Separately, Mansour said, the Palestinians are continuing with their efforts to pass a Security Council resolution against Israeli settlement activity, even though they did not formally present it in April as expected.
There have been past Security Council resolutions against settlement activity, Mansour said, but the Palestinians seek a new one to test the council’s resolve to be a body that actively wants to help resolve the Israeli-Palestinian conflict, he said.
“Are you [the council] willing to act collectively as a very important body on an issue with which you have unanimity and to do something to remove this obstacle [settlements] from the path of peace? If the security council can do that, than it is a signal from the international community that yes, they want to support the collective [peace] process,” Mansour said.
If it can’t take a common stand on this element, which has broad support, then how will they take a united stand on any other component of a peace process, Mansour asked.
The Security Council has an important role to play in any internationalized effort for the creation of a two-state solution, he said.
The Palestinian effort at the council, Mansour said, is part of drive to make sure that the international community does not ignore the plight of the Palestinians, given the other issues in the Middle East.

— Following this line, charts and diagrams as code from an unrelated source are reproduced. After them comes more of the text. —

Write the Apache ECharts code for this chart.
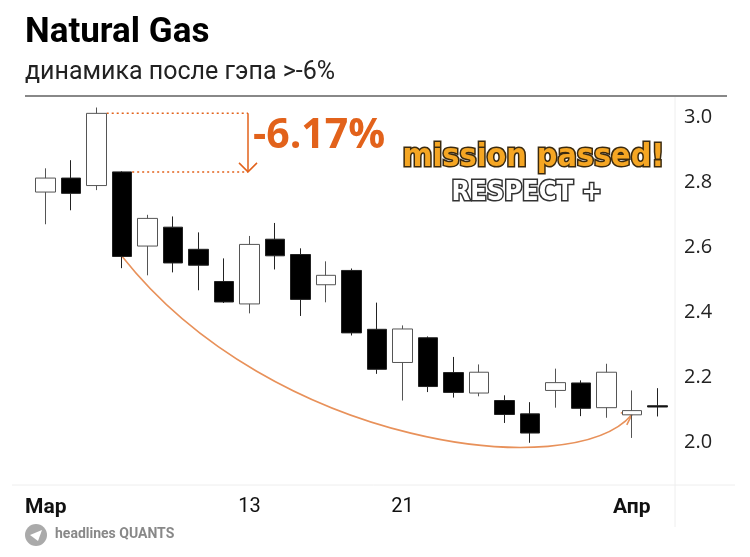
<!DOCTYPE html>
<html>
<head>
<meta charset="utf-8">
<script src="https://cdn.jsdelivr.net/npm/echarts@6/dist/echarts.min.js"></script>
<style>html,body{margin:0;padding:0;background:#fff}#main{width:750px;height:557px}</style>
</head>
<body>
<div id="main"></div>
<script>
var dates = ['03-01','03-02','03-03','03-06','03-07','03-08','03-09','03-10','03-13','03-14','03-15','03-16','03-17',
  '03-20','03-21','03-22','03-23','03-24','03-27','03-28','03-29','03-30','03-31','04-03','04-04'];
var tickLabels = {'03-01': 'Мар', '03-13': '13', '03-21': '21', '04-03': 'Апр'};
// [open, close, low, high]
var ohlc = [
  [2.770, 2.813, 2.671, 2.843],
  [2.813, 2.766, 2.714, 2.868],
  [2.790, 3.012, 2.776, 3.030],
  [2.832, 2.572, 2.536, 2.834],
  [2.604, 2.689, 2.514, 2.700],
  [2.662, 2.552, 2.523, 2.695],
  [2.594, 2.545, 2.468, 2.646],
  [2.495, 2.432, 2.429, 2.566],
  [2.426, 2.609, 2.397, 2.635],
  [2.625, 2.574, 2.532, 2.675],
  [2.578, 2.440, 2.389, 2.597],
  [2.485, 2.514, 2.431, 2.557],
  [2.529, 2.337, 2.329, 2.535],
  [2.348, 2.225, 2.211, 2.430],
  [2.246, 2.349, 2.129, 2.360],
  [2.322, 2.172, 2.155, 2.326],
  [2.215, 2.154, 2.138, 2.263],
  [2.152, 2.216, 2.142, 2.240],
  [2.129, 2.086, 2.060, 2.145],
  [2.088, 2.029, 1.999, 2.124],
  [2.160, 2.184, 2.107, 2.227],
  [2.183, 2.105, 2.081, 2.191],
  [2.107, 2.216, 2.076, 2.242],
  [2.085, 2.098, 2.014, 2.160],
  [2.113, 2.109, 2.080, 2.167]
];
var gapLabel = '-6.17%';

var myChart = echarts.init(document.getElementById('main'));
var orange = '#e2621b';
myChart.setOption({
  animation: false,
  grid: {left: 33, right: 80, top: 101, bottom: 82},
  xAxis: {
    type: 'category', data: dates,
    axisLine: {show: false},
    axisTick: {show: false},
    splitLine: {show: false},
    axisLabel: {
      interval: 0, margin: 22,
      formatter: function (v) {
        var t = tickLabels[v];
        if (!t) return '';
        return /\d/.test(t) ? t : '{b|' + t + '}';
      },
      color: '#111', fontSize: 20, fontFamily: 'Roboto',
      rich: {b: {fontWeight: 'bold', fontSize: 21, color: '#111', fontFamily: 'Roboto'}}
    }
  },
  yAxis: {
    type: 'value', position: 'right', min: 1.9, max: 3.05, interval: 0.1,
    axisLine: {show: false}, axisTick: {show: false}, splitLine: {show: false},
    axisLabel: {
      color: '#222', fontSize: 20, fontFamily: 'Open Sans', margin: 14, showMaxLabel: false,
      formatter: function (v) {
        var n = Math.round(v * 10);
        return (n >= 20 && n % 2 === 0 && Math.abs(v * 10 - n) < 1e-6) ? (n / 10).toFixed(1) : '';
      }
    }
  },
  series: [{
    type: 'candlestick', data: ohlc, barWidth: 20,
    itemStyle: {color: '#fff', color0: '#000', borderColor: '#555', borderColor0: '#222', borderWidth: 1}
  }]
});

function px(i, v) { return myChart.convertToPixel({seriesIndex: 0}, [i, v]); }
var top3 = px(2, ohlc[2][1]);
var top4 = px(3, ohlc[3][0]);
var armX = 248;
var start = px(3, ohlc[3][1]);
var end = px(23, ohlc[23][0]);
var dotted = {stroke: orange, lineWidth: 1.5, lineDash: [2, 3]};

myChart.setOption({
  graphic: [
    {type: 'text', left: 25, top: 16, style: {text: 'Natural Gas', font: 'bold 35px Roboto', fill: '#000'}},
    {type: 'text', left: 25, top: 60, style: {text: 'динамика после гэпа >-6%', font: '25px Roboto', fill: '#222'}},
    {type: 'line', shape: {x1: 25, y1: 96, x2: 727, y2: 96}, style: {stroke: '#888', lineWidth: 2}},
    {type: 'line', shape: {x1: 675, y1: 97, x2: 675, y2: 527}, style: {stroke: '#eee', lineWidth: 1}},
    {type: 'line', shape: {x1: 12, y1: 485, x2: 735, y2: 485}, style: {stroke: '#eee', lineWidth: 1}},
    {type: 'line', shape: {x1: top3[0] + 10, y1: top3[1], x2: armX, y2: top3[1]}, style: dotted},
    {type: 'line', shape: {x1: top4[0] + 10, y1: top4[1], x2: armX, y2: top4[1]}, style: dotted},
    {type: 'line', shape: {x1: armX, y1: top3[1], x2: armX, y2: top4[1]}, style: {stroke: orange, lineWidth: 1.5}},
    {type: 'polyline', shape: {points: [[armX - 9, top4[1] - 9], [armX, top4[1]], [armX + 9, top4[1] - 9]]}, style: {stroke: orange, lineWidth: 1.5, fill: null}},
    {type: 'text', left: 253, top: 116, style: {text: gapLabel, font: 'bold 41px Open Sans', fill: orange}},
    {type: 'text', left: 401, top: 140, style: {text: 'mission passed!', font: 'bold 32px DejaVu Sans Condensed', fill: '#f5a623', stroke: '#3a2a10', lineWidth: 3}},
    {type: 'text', left: 450, top: 178, style: {text: 'RESPECT +', font: 'bold 27px DejaVu Sans Condensed', fill: '#fff', stroke: '#333', lineWidth: 3}},
    {type: 'bezierCurve', shape: {x1: start[0], y1: start[1], cpx1: start[0] + 150, cpy1: start[1] + 190, cpx2: end[0] - 60, cpy2: end[1] + 70, x2: end[0], y2: end[1]},
      style: {stroke: '#e8915a', lineWidth: 1.6, fill: null}},
    {type: 'polyline', shape: {points: [[end[0] - 11, end[1] - 2], [end[0], end[1]], [end[0] - 5, end[1] + 10]]}, style: {stroke: '#e8915a', lineWidth: 1.6, fill: null}},
    {type: 'circle', shape: {cx: 36, cy: 535, r: 11}, style: {fill: '#aaa'}},
    {type: 'polygon', shape: {points: [[30, 535], [42, 530], [38, 541]]}, style: {fill: '#fff'}},
    {type: 'text', left: 55, top: 527, style: {text: 'headlines QUANTS', font: 'bold 14px Roboto', fill: '#888'}}
  ]
});
</script>
</body>
</html>
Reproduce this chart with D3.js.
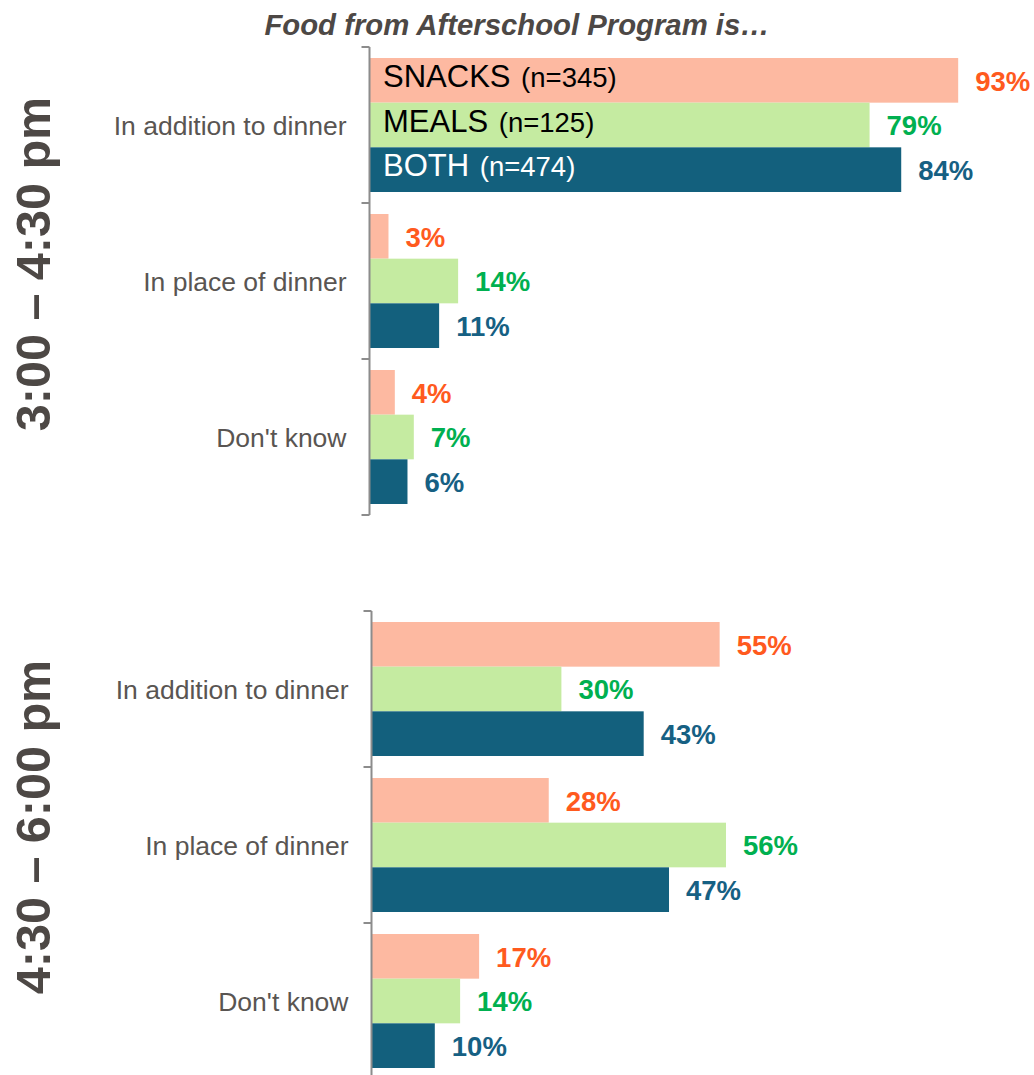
<!DOCTYPE html>
<html>
<head>
<meta charset="utf-8">
<script src="https://cdn.jsdelivr.net/npm/d3@7"></script>
<style>
  html, body { margin: 0; padding: 0; background: #fff; }
  svg { display: block; font-family: "Liberation Sans", Arial, sans-serif; }
</style>
</head>
<body>
<svg id="chart" width="1034" height="1075"></svg>
<script>
// Answer categories (shared by both time windows)
const categories = ["In addition to dinner", "In place of dinner", "Don't know"];
// Program types and their sample sizes
const series = ["SNACKS", "MEALS", "BOTH"];
const seriesN = [345, 125, 474];
// Percent of respondents, 3:00 – 4:30 pm
const earlySnacks = [93, 3, 4];
const earlyMeals = [79, 14, 7];
const earlyBoth = [84, 11, 6];
// Percent of respondents, 4:30 – 6:00 pm
const lateSnacks = [55, 28, 17];
const lateMeals = [30, 56, 14];
const lateBoth = [43, 47, 10];

const panelTitles = ["3:00 – 4:30 pm", "4:30 – 6:00 pm"];
const chartTitle = "Food from Afterschool Program is…";

const barFill = { SNACKS: "#FDB9A1", MEALS: "#C5EBA1", BOTH: "#13607D" };
const labelFill = { SNACKS: "#FF5A1E", MEALS: "#00B050", BOTH: "#166083" };
const nameFill = { SNACKS: "#000", MEALS: "#000", BOTH: "#fff" };

const panels = [
  { title: panelTitles[0], values: [earlySnacks, earlyMeals, earlyBoth], x0: 369.5, y0: 47, titleY: 264, legend: true },
  { title: panelTitles[1], values: [lateSnacks, lateMeals, lateBoth], x0: 371.5, y0: 611, titleY: 827, legend: false }
];

const svg = d3.select("#chart");

svg.append("text")
  .attr("x", 517).attr("y", 35)
  .attr("text-anchor", "middle")
  .attr("font-size", 29.3).attr("font-weight", "bold").attr("font-style", "italic")
  .attr("fill", "#4D4845")
  .text(chartTitle);

const x = d3.scaleLinear().domain([0, 100]).range([0, 633]);
const step = 156;
const y = d3.scaleBand().domain(categories).range([0, step * categories.length])
  .paddingInner(22 / step).paddingOuter(11 / step);
const ySeries = d3.scaleBand().domain(series).range([0, y.bandwidth()]);

panels.forEach(p => {
  const g = svg.append("g").attr("transform", `translate(${p.x0},${p.y0})`);

  // rows of data: one record per category × series
  const rows = [];
  categories.forEach((c, ci) => {
    series.forEach((s, si) => rows.push({ cat: c, ser: s, v: p.values[si][ci] }));
  });

  g.selectAll("rect.bar").data(rows).join("rect")
    .attr("class", "bar")
    .attr("x", 0)
    .attr("y", d => y(d.cat) + ySeries(d.ser))
    .attr("width", d => x(d.v))
    .attr("height", ySeries.bandwidth())
    .attr("fill", d => barFill[d.ser]);

  g.selectAll("text.val").data(rows).join("text")
    .attr("class", "val")
    .attr("x", d => x(d.v) + 17)
    .attr("y", d => y(d.cat) + ySeries(d.ser) + ySeries.bandwidth() / 2)
    .attr("dy", "0.37em")
    .attr("font-size", 27.5).attr("font-weight", "bold")
    .attr("fill", d => labelFill[d.ser])
    .text(d => d.v + "%");

  // category labels
  g.selectAll("text.cat").data(categories).join("text")
    .attr("class", "cat")
    .attr("x", -23)
    .attr("y", d => y(d) + y.bandwidth() / 2)
    .attr("dy", "0.37em")
    .attr("text-anchor", "end")
    .attr("font-size", 26.5)
    .attr("fill", "#595552")
    .text(d => d);

  // axis line with ticks at category boundaries
  const bounds = d3.range(categories.length + 1).map(i => i * y.step());
  g.append("line")
    .attr("x1", 0).attr("x2", 0)
    .attr("y1", bounds[0]).attr("y2", bounds[bounds.length - 1])
    .attr("stroke", "#8C8C8C").attr("stroke-width", 2);
  g.selectAll("line.tick").data(bounds).join("line")
    .attr("class", "tick")
    .attr("x1", -8).attr("x2", 0)
    .attr("y1", d => d).attr("y2", d => d)
    .attr("stroke", "#8C8C8C").attr("stroke-width", 2);

  // series names inside the first group of bars
  if (p.legend) {
    series.forEach((s, si) => {
      const t = g.append("text")
        .attr("x", 13.5)
        .attr("y", y(categories[0]) + ySeries(s) + ySeries.bandwidth() / 2)
        .attr("dy", "0.42em")
        .attr("fill", nameFill[s]);
      t.append("tspan").attr("font-size", 31).text(s);
      t.append("tspan").attr("font-size", 27.5).attr("dx", 3).text(" (n=" + seriesN[si] + ")");
    });
  }

  svg.append("text")
    .attr("transform", `translate(50,${p.titleY}) rotate(-90)`)
    .attr("text-anchor", "middle")
    .attr("font-size", 48.5).attr("font-weight", "bold")
    .attr("fill", "#4D4845")
    .text(p.title);
});
</script>
</body>
</html>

He believes such efforts were part of the reason the French have pushed for a ministerial meeting on the conflict, he said.
When it comes to the UN, “if you are not active, if you are not creating leverage, if you are not pressuring, you will not be considered,” Mansour said.
Since taking office in 2009, US President Barack Obama has opposed Security Council action on the Israeli-Palestinian conflict out of the belief that the best way to resolve the issue is through direct negotiations between the two parties.
The last US-backed Israeli-Palestinian negotiations failed in 2014 and no new initiative has been created since then.
The last seven months have been marked by a wave of Palestinian terrorist attacks against Israelis that has killed 34 people and wounded hundreds of others.
According to Reuters, Israel has killed 193 Palestinians in that same period. Out of that number, 130 were killed perpetrating attacks against Israelis. The remainder were killed during violent clashes with the IDF.